Muzzles that can be put on pets so they stop eating food off the floor. Uncursed ones block their eating 90% of the time; blessed 100%; and cursed ones weld to the pet’s face and prevent it from eating anything until it starves or the curse is removed. May also decrease tameness when put on the pet.
Bird pets are better at combat than mammals, but can carry much less due to weighing less.
Message for when a pet (that you can see) gains a level.
When you use stairs, not only do adjacent pets follow you, but any pets adjacent to adjacent pets, and so on, also follow you.
Pets don’t go feral if you are both in Sokoban, even on different levels.
Special message when a self-concealing pet “reluctantly hides under” a cursed item instead of stepping over it.
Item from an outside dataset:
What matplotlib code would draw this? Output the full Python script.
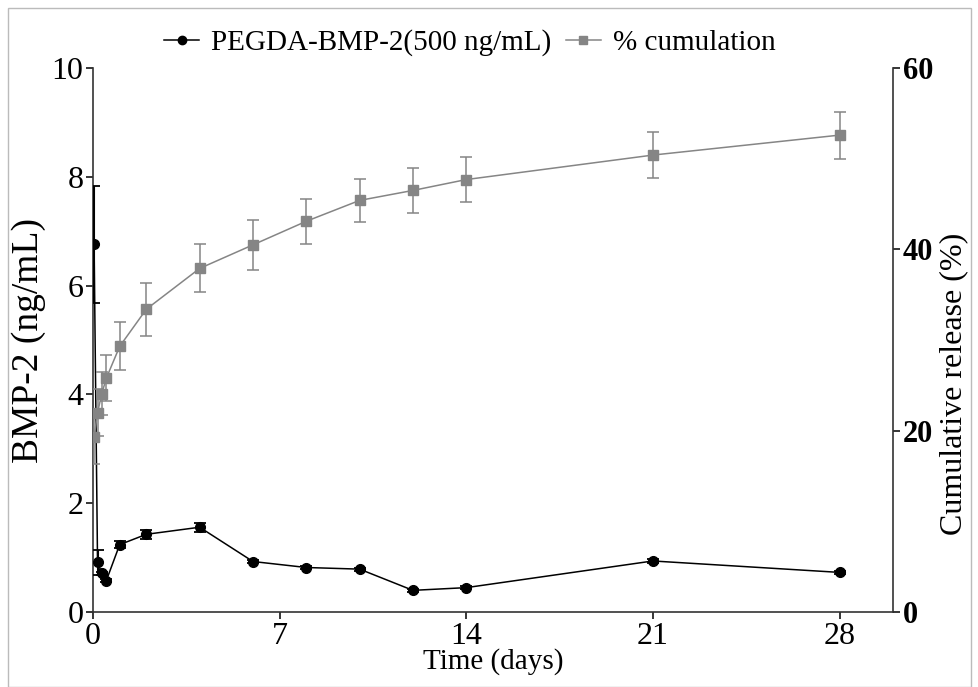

Or maybe pets which hide under objects will never hide under cursed objects.
Artifact bullwhip that grants extra damage against tigers and other animals, and grants better passive pet-control effects.
Pets get a speed increase of (Cha + 6).
Tame monsters continue to hold grudges against each other, unless the master’s Charisma is high enough.
Add more non-magical ways to get pets that are better than what your starting pets can level into. Such as pet stores with figurines, or being able to tame watchmen by paying them money, or by healing a monster at low HP.
Add spell of summon pets, a level 2 or 3 matter spell that duplicates the effects of a magic whistle. The name needs work.
Mind flayers seek out your pets to eat their brains and turn them into thralls, which makes them effectively a pet of the mind flayer instead.
Add a dogcatcher, who will come and impound your pet if it misbehaves (stealing from shops, killing Minetown citizens) and you don’t get it leashed before a certain amount of time has passed.
Stethoscopes and probing on a pet shows when that pet is satiated.
Limit the amount of tamed monsters you can have at once.
Instead of pushing pets out of the way as they do other monsters, the Riders can trample over pets, instakilling them.
Pets anywhere on the Astral Plane always go with you when you ascend, regardless of whether they’re adjacent or leashed to you.
Applying a stethoscope tells the target’s gender, and the hunger status of pets.